Primeiramente, deve-se registrar que o processo instaurado por intermédio do ajuizamento de uma ação civil pública, em verdade, nada tem de "objetivo".
A expressão "processo objetivo" qualifica o processo em que não há interesses concretos em jogo [01]. Como bem observa Luís Roberto Barroso: "o processo objetivo [...] não se presta à tutela de direitos subjetivos, de situações jurídicas individuais" [02]. Daí porque se dizer que o controle de constitucionalidade provocado pela ação direta de inconstitucionalidade instaura um processo objetivo. No controle iniciado por ação direta inexiste litígio referente a situações concretas ou individuais. O controle concentrado é exercido por meio de um processo sem partes e que tem como questão principal, vale dizer, como objeto da ação, a manifestação acerca da validade de determinada norma.
De outro lado, a jurisprudência do Supremo Tribunal Federal tem negado o caráter objetivo do processo instaurado pela ação civil pública, distanciando-o do processo instaurado pela ação direta de inconstitucionalidade [03]. Nesse mecanismo de tutela coletiva, temos uma pretensão deduzida em juízo por intermédio de um pedido. Este pedido em hipótese alguma se confunde com a declaração de inconstitucionalidade.
Não se nega, ademais, a presença de tutela ao interesse público nas ações civis públicas. Este, no entanto, estará presente com feição nitidamente subsidiária. Fato é que esta característica não se mostra, por si só, capaz de transformar o processo em objetivo. Também é certo que a natureza do processo não pode ser desfigurada, ignorando-se completamente a existência do caso concreto. Este deverá necessariamente existir, devendo a petição inicial da ação civil pública descrever um litígio definido, baseando-se em fatos suscetíveis de comprovação, como decorre do art. 282, III, primeira parte, do Código de Processo Civil.
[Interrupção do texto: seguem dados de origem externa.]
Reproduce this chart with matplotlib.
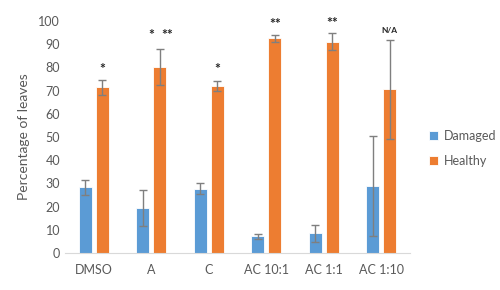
import matplotlib
matplotlib.use("Agg")
import matplotlib.pyplot as plt
import numpy as np

plt.rcParams['font.family'] = ['Lato', 'DejaVu Sans']

categories = ["DMSO", "A", "C", "AC 10:1", "AC 1:1", "AC 1:10"]
damaged = [28.3, 19.5, 27.7, 7.2, 8.5, 29.0]
damaged_err = [3.1, 7.8, 2.4, 1.2, 3.7, 21.5]
healthy = [71.4, 80.3, 72.1, 92.5, 91.1, 70.5]
healthy_err = [3.2, 7.8, 2.1, 1.5, 3.6, 21.4]
annotations = [["*"], ["*", "**"], ["*"], ["**"], ["**"], ["N/A"]]
annot_dx = [[0.0], [0.0, 0.28], [0.0], [0.0], [0.0], [0.0]]
annot_y = [79.5, 94, 79.5, 98.5, 99, 96]

blue = "#5B9BD5"
orange = "#ED7D31"
grey = "#595959"

fig = plt.figure(figsize=(5, 2.9), dpi=100)
ax = fig.add_axes([0.13, 0.1276, 0.69, 0.80])

x = np.arange(len(categories))
w = 0.225
gap = 0.035
ekw = dict(ecolor="#7f7f7f", elinewidth=1.0, capsize=3, capthick=1.0)
ax.bar(x - w/2 - gap, damaged, w, yerr=damaged_err, color=blue,
       edgecolor="white", linewidth=0.6, label="Damaged", error_kw=ekw)
ax.bar(x + w/2 + gap, healthy, w, yerr=healthy_err, color=orange,
       edgecolor="white", linewidth=0.6, label="Healthy", error_kw=ekw)

for i in range(len(categories)):
    for t, dx in zip(annotations[i], annot_dx[i]):
        fs = 6 if t == "N/A" else 10
        cx = x[i] + dx if i == 1 else x[i] + w/2 + gap
        ax.text(cx, annot_y[i], t, ha="center", va="center",
                fontsize=fs, color="#262626", fontweight="bold")

ax.set_xlim(-0.5, len(categories) - 0.5)
ax.set_ylim(0, 100)
ax.set_yticks(np.arange(0, 101, 10))
ax.set_xticks(x)
ax.set_xticklabels(categories)
ax.tick_params(axis="both", length=0, colors=grey, labelsize=9)
ax.tick_params(axis="x", pad=8)
for s in ["top", "right", "left"]:
    ax.spines[s].set_visible(False)
ax.spines["bottom"].set_color("#d9d9d9")
ax.set_ylabel("Percentage of leaves", color=grey, fontsize=10, labelpad=6)

leg = fig.legend(loc="upper left", bbox_to_anchor=(0.835, 0.59), frameon=False,
                 fontsize=9, handlelength=0.7, handleheight=0.7,
                 labelspacing=1.0, handletextpad=0.5)
for t in leg.get_texts():
    t.set_color(grey)

fig.savefig("out.png", dpi=100)
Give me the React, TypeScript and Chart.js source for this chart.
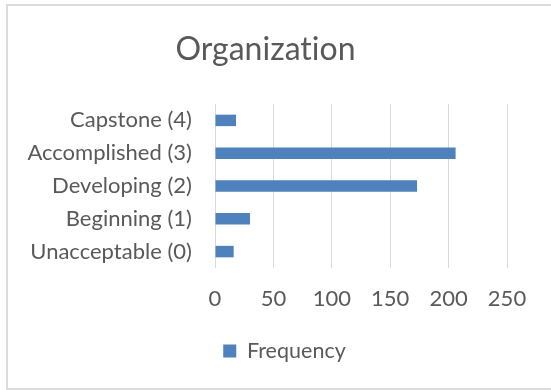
import React, { useEffect, useRef } from "react";
import { Chart, registerables } from "chart.js";

Chart.register(...registerables);

// Rubric levels, lowest first
const levels = [
  "Unacceptable (0)",
  "Beginning (1)",
  "Developing (2)",
  "Accomplished (3)",
  "Capstone (4)",
];
// Number of scores at each level
const frequency = [16, 30, 173, 206, 18];
const seriesName = "Frequency";
const chartTitle = "Organization";
const axisMax = 250;
const axisStep = 50;

const FONT = "Lato, Carlito, Calibri, sans-serif";
const TEXT = "#595959";
const BAR = "#4f81bd";
const GRID = "#d9d9d9";

// A tiny letter spacing keeps the "ti" pair as two separate glyphs.
const plainLetters = {
  id: "plainLetters",
  beforeLayout(chart: any) {
    chart.ctx.letterSpacing = "0.01px";
  },
  beforeDraw(chart: any) {
    chart.ctx.letterSpacing = "0.01px";
  },
};

// Nudges the centred legend to sit under the plot like an Office chart.
const legendOffset = {
  id: "legendOffset",
  afterLayout(chart: any) {
    const lg = chart.legend;
    if (lg) {
      lg.left += 19;
      lg.right += 19;
    }
  },
};

export default function App() {
  const ref = useRef<HTMLCanvasElement | null>(null);

  useEffect(() => {
    if (!ref.current) return;
    const chart = new Chart(ref.current, {
      type: "bar",
      data: {
        labels: levels,
        datasets: [
          {
            label: seriesName,
            data: frequency,
            backgroundColor: BAR,
            borderWidth: 0,
            categoryPercentage: 0.5,
            barPercentage: 0.7,
          },
        ],
      },
      plugins: [plainLetters, legendOffset],
      options: {
        indexAxis: "y",
        animation: false,
        responsive: false,
        maintainAspectRatio: false,
        layout: { padding: { left: 24, right: 44, top: 0, bottom: 18.25 } },
        scales: {
          x: {
            min: 0,
            max: axisMax,
            border: { display: false },
            grid: { color: GRID, lineWidth: 1, drawTicks: false },
            ticks: {
              stepSize: axisStep,
              padding: 17.8,
              color: TEXT,
              font: { family: FONT, size: 22 },
            },
            afterFit: (s: any) => {
              s.height = 62.25;
            },
          },
          y: {
            reverse: true,
            border: { display: false },
            grid: { display: false, drawTicks: false },
            ticks: {
              padding: 23,
              color: TEXT,
              font: { family: FONT, size: 22 },
            },
            afterFit: (s: any) => {
              s.width = 191;
            },
          },
        },
        plugins: {
          title: {
            display: true,
            text: chartTitle,
            color: TEXT,
            font: { family: FONT, size: 32, weight: "normal" },
            padding: { top: 30.8, bottom: 34.8 },
          },
          legend: {
            position: "bottom",
            labels: {
              boxWidth: 13,
              boxHeight: 13,
              padding: 10,
              color: TEXT,
              font: { family: FONT, size: 21.5 },
            },
          },
          tooltip: { enabled: false },
        },
      },
    });
    return () => chart.destroy();
  }, []);

  return (
    <div
      style={{
        position: "fixed",
        left: 0,
        top: 0,
        width: 551,
        height: 390,
        background: "#fff",
        overflow: "hidden",
      }}
    >
      <div
        style={{
          position: "absolute",
          left: 6,
          top: 4,
          width: 600,
          height: 382,
          border: "2px solid #dcdcdc",
        }}
      />
      <canvas
        ref={ref}
        width={551}
        height={390}
        style={{ position: "absolute", left: 0, top: 0, width: 551, height: 390 }}
      />
    </div>
  );
}
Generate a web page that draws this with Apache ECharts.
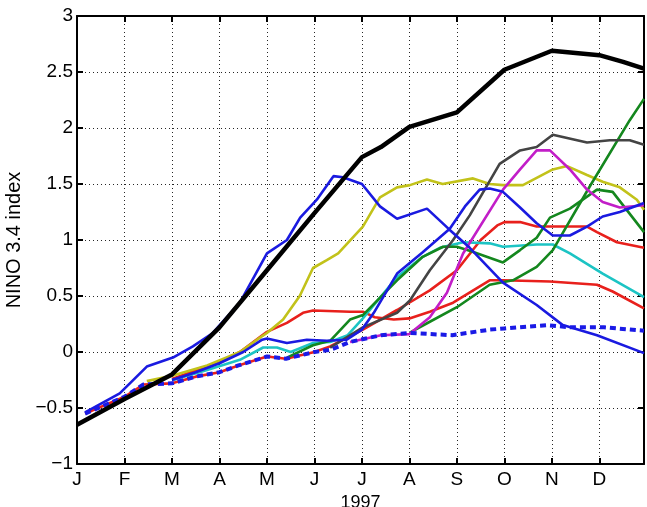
<!DOCTYPE html>
<html><head><meta charset="utf-8">
<script src="https://cdn.jsdelivr.net/npm/echarts@6/dist/echarts.min.js"></script>
<style>html,body{margin:0;padding:0;background:#fff}#c{width:647px;height:507px}</style>
</head><body><div id="c"></div>
<script>
var monthLabels = ['J','F','M','A','M','J','J','A','S','O','N','D'];
var yearLabel = '1997';
var yTitle = 'NINO 3.4 index';

var observed = [[0,-0.65],[1,-0.42],[2,-0.2],[3,0.22],[4,0.73],[5,1.24],[6,1.74],[6.4,1.83],[7,2.01],[8,2.14],[9,2.52],[10,2.69],[11,2.65],[11.5,2.59],[11.94,2.53]];
var dashedBlue = [[0.17,-0.55],[1,-0.4],[1.4,-0.29],[2,-0.28],[2.5,-0.22],[3,-0.18],[3.4,-0.12],[4,-0.04],[4.4,-0.06],[5,0.0],[5.35,0.02],[5.75,0.09],[6.4,0.15],[7,0.17],[7.9,0.15],[8.7,0.2],[9,0.21],[9.9,0.24],[10.4,0.22],[11.1,0.22],[11.94,0.19]];
var redA = [[0.17,-0.55],[1,-0.4],[1.4,-0.29],[2,-0.28],[2.5,-0.22],[3,-0.18],[3.4,-0.12],[4,-0.04],[4.4,-0.06],[5,0.0],[5.33,0.05],[6.02,0.2],[6.74,0.375],[7.43,0.55],[8.0,0.73],[8.5,1.0],[8.85,1.13],[9.0,1.16],[9.33,1.16],[9.68,1.12],[10.74,1.12],[10.95,1.07],[11.37,0.98],[11.94,0.93]];
var redB = [[2.0,-0.24],[3.0,-0.09],[3.43,0.0],[4.0,0.18],[4.42,0.26],[4.76,0.35],[4.97,0.37],[5.75,0.36],[6.02,0.36],[6.27,0.31],[6.67,0.29],[7.0,0.3],[7.43,0.36],[7.92,0.44],[8.69,0.64],[8.97,0.64],[9.96,0.63],[10.95,0.6],[11.28,0.54],[11.94,0.39]];
var yellow = [[1.47,-0.26],[2.02,-0.21],[2.74,-0.12],[3.43,0.0],[3.79,0.11],[4.0,0.17],[4.34,0.29],[4.69,0.5],[4.97,0.75],[5.26,0.82],[5.5,0.88],[6.02,1.12],[6.38,1.38],[6.74,1.47],[7.01,1.49],[7.37,1.54],[7.7,1.5],[8.34,1.55],[8.69,1.5],[8.97,1.49],[9.39,1.49],[10.02,1.63],[10.32,1.66],[10.74,1.58],[11.07,1.52],[11.43,1.47],[11.79,1.36],[11.94,1.27]];
var cyan = [[2.02,-0.25],[2.74,-0.16],[3.43,-0.07],[3.92,0.04],[4.21,0.04],[4.5,0.0],[4.97,0.08],[5.33,0.09],[5.7,0.15],[6.02,0.3],[6.74,0.67],[7.28,0.85],[7.64,0.93],[8.13,0.98],[8.69,0.97],[8.97,0.94],[9.68,0.96],[10.02,0.96],[10.38,0.88],[11.07,0.7],[11.94,0.49]];
var greenA = [[4.42,-0.05],[4.97,0.06],[5.33,0.1],[5.75,0.29],[6.02,0.33],[6.74,0.64],[7.28,0.85],[7.71,0.94],[8.0,0.94],[8.3,0.9],[8.97,0.8],[9.33,0.91],[9.68,1.02],[9.96,1.2],[10.38,1.28],[10.95,1.45],[11.28,1.43],[11.94,1.07]];
var greenB = [[7.0,0.17],[7.43,0.27],[8.0,0.4],[8.69,0.6],[9.18,0.64],[9.68,0.76],[10.02,0.91],[10.8,1.48],[11.64,2.07],[11.94,2.26]];
var gray = [[5.33,0.04],[6.02,0.22],[6.74,0.35],[7.01,0.46],[7.43,0.73],[7.92,1.0],[8.27,1.22],[8.9,1.68],[9.33,1.8],[9.68,1.83],[10.02,1.94],[10.74,1.87],[11.22,1.89],[11.64,1.89],[11.94,1.85]];
var magenta = [[5.75,0.09],[6.4,0.15],[7.0,0.16],[7.43,0.31],[7.79,0.53],[8.13,0.88],[8.97,1.45],[9.33,1.63],[9.68,1.8],[9.96,1.8],[10.38,1.63],[10.74,1.45],[11.07,1.34],[11.43,1.29],[11.94,1.31]];
var blueA = [[0.17,-0.54],[0.9,-0.37],[1.47,-0.13],[2.02,-0.05],[2.44,0.05],[2.86,0.17],[3.43,0.44],[4.0,0.88],[4.42,1.0],[4.7,1.2],[5.05,1.36],[5.4,1.57],[5.6,1.56],[6.0,1.5],[6.38,1.3],[6.74,1.19],[7.37,1.28],[7.85,1.09],[8.27,0.93],[8.97,0.62],[9.68,0.42],[10.23,0.24],[10.95,0.15],[11.94,-0.01]];
var blueB = [[2.0,-0.25],[2.5,-0.18],[3.0,-0.1],[3.5,0.0],[3.9,0.11],[4.0,0.12],[4.42,0.08],[4.84,0.11],[5.26,0.1],[5.68,0.11],[6.0,0.2],[6.25,0.35],[6.74,0.7],[7.28,0.89],[7.85,1.1],[8.17,1.3],[8.48,1.45],[8.69,1.46],[8.97,1.43],[9.33,1.29],[9.68,1.15],[10.02,1.04],[10.38,1.04],[10.74,1.12],[11.07,1.21],[11.43,1.25],[11.94,1.33]];

var FONT = 'Arial, "Liberation Sans", Helvetica, sans-serif';
function line(data, color, width, type, z) {
  return {type:'line', data:data, showSymbol:false, symbol:'none', smooth:false, z:z||2,
    lineStyle:{color:color, width:width, type:type||'solid'}, xAxisIndex:0, yAxisIndex:0};
}
var chart = echarts.init(document.getElementById('c'), null, {renderer:'canvas'});
var gridLine = {show:true, lineStyle:{color:'#000', width:1, type:[1,3], opacity:0.85}};
chart.setOption({
  animation:false,
  backgroundColor:'#fff',
  grid:{left:77, top:16, width:567, height:448, containLabel:false, outerBoundsMode:'none'},
  xAxis:[
    {type:'value', min:0, max:11.94, interval:1, position:'bottom',
     axisLine:{show:true, onZero:false, lineStyle:{color:'#000', width:2}},
     axisTick:{show:true, inside:true, length:6, lineStyle:{color:'#000', width:2}},
     axisLabel:{show:true, color:'#000', fontSize:19, fontFamily:FONT, margin:6,
       formatter:function(v){ return (Math.abs(v-Math.round(v))<1e-6 && v<12) ? monthLabels[Math.round(v)] : ''; }},
     splitLine:gridLine,
     name:yearLabel, nameLocation:'middle', nameGap:24, nameTextStyle:{color:'#000', fontSize:18, fontFamily:FONT}},
    {type:'value', min:0, max:11.94, interval:1, position:'top',
     axisLine:{show:true, onZero:false, lineStyle:{color:'#000', width:2}},
     axisTick:{show:true, inside:true, length:6, lineStyle:{color:'#000', width:2}},
     axisLabel:{show:false}, splitLine:{show:false}}
  ],
  yAxis:[
    {type:'value', min:-1, max:3, interval:0.5, position:'left',
     axisLine:{show:true, onZero:false, lineStyle:{color:'#000', width:2}},
     axisTick:{show:true, inside:true, length:6, lineStyle:{color:'#000', width:2}},
     axisLabel:{show:true, color:'#000', fontSize:19, fontFamily:FONT, margin:4,
       formatter:function(v){ return String(v).replace('-', '\u2212'); }},
     splitLine:gridLine,
     name:yTitle, nameLocation:'middle', nameGap:48, nameRotate:90,
     nameTextStyle:{color:'#000', fontSize:20, fontFamily:FONT}},
    {type:'value', min:-1, max:3, interval:0.5, position:'right',
     axisLine:{show:true, onZero:false, lineStyle:{color:'#000', width:2}},
     axisTick:{show:true, inside:true, length:6, lineStyle:{color:'#000', width:2}},
     axisLabel:{show:false}, splitLine:{show:false}}
  ],
  series:[
    line(redA, '#e8201c', 2.6, 'solid', 2),
    line(redB, '#e8201c', 2.6, 'solid', 2),
    line(yellow, '#c2c21a', 2.6, 'solid', 2),
    line(cyan, '#1cc4c4', 2.6, 'solid', 2),
    line(greenA, '#14871e', 2.6, 'solid', 2),
    line(greenB, '#14871e', 2.6, 'solid', 2),
    line(gray, '#444444', 2.6, 'solid', 2),
    line(magenta, '#c21ec8', 2.6, 'solid', 2),
    line(blueB, '#1a1ae0', 2.6, 'solid', 2),
    line(blueA, '#1a1ae0', 2.6, 'solid', 2),
    line(dashedBlue, '#1a1ae6', 4, [6,4], 3),
    line(observed, '#000000', 4.5, 'solid', 4)
  ]
});
</script></body></html>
Portanto, se as referidas ações civis públicas forem ajuizadas desconectadas de um verdadeiro litígio ou, em outras palavras, se as suas iniciais forem confeccionadas em condições que não levem a que se possa sequer vislumbrar propriamente um litígio, senão que, a real, ontológica e exclusiva, pretensão à declaração de inconstitucionalidade de determinados textos legais, deve-se concluir, que tais petições serão ineptas e devem ser imediatamente indeferidas nos termos do artigo 295, I, e parágrafo único, I e II, quer por lhes faltar causa de pedir, quer por restar consignado que da narrativa dos fatos não decorre uma conclusão lógica [04].
3. Bens jurídicos protegidos pela ação civil pública e pela ação direta de inconstitucionalidade
Nelson Nery Junior e Rosa Maria Andrade Nery observam que a ação civil pública e a ação direta de inconstitucionalidade atendem a fins distintos, e, por isso mesmo, são tendentes a promover efeitos diversos no ordenamento jurídico [05]. De fato, estamos diante de instrumentos que visam à proteção de bens jurídicos diversos.
Na ação direta de inconstitucionalidade, a questão da constitucionalidade é o próprio pedido.
A ação civil pública configura-se como instrumento voltado à solução de litígios concretos coletivos. Conseqüentemente, a ação civil pública também se apresenta como meio idôneo a resguardar direitos coletivos tutelados pela Constituição. Assim, nas situações em que estiver em jogo a defesa em juízo de direitos coletivos positivados no texto fundamental, os motivos que embasarem o pedido da ação civil pública poderão ser construídos em oposição a alegado ato inconstitucional que agride, ou põe em risco, o direito ressalvado pela Constituição. Daí a constante presença de questões acerca da constitucionalidade de normas nas ações civis públicas. Mas, vale destacar, na ação civil pública, a questão da constitucionalidade reside apenas na sua fundamentação, como um dos possíveis caminhos que levarão à procedência do pedido.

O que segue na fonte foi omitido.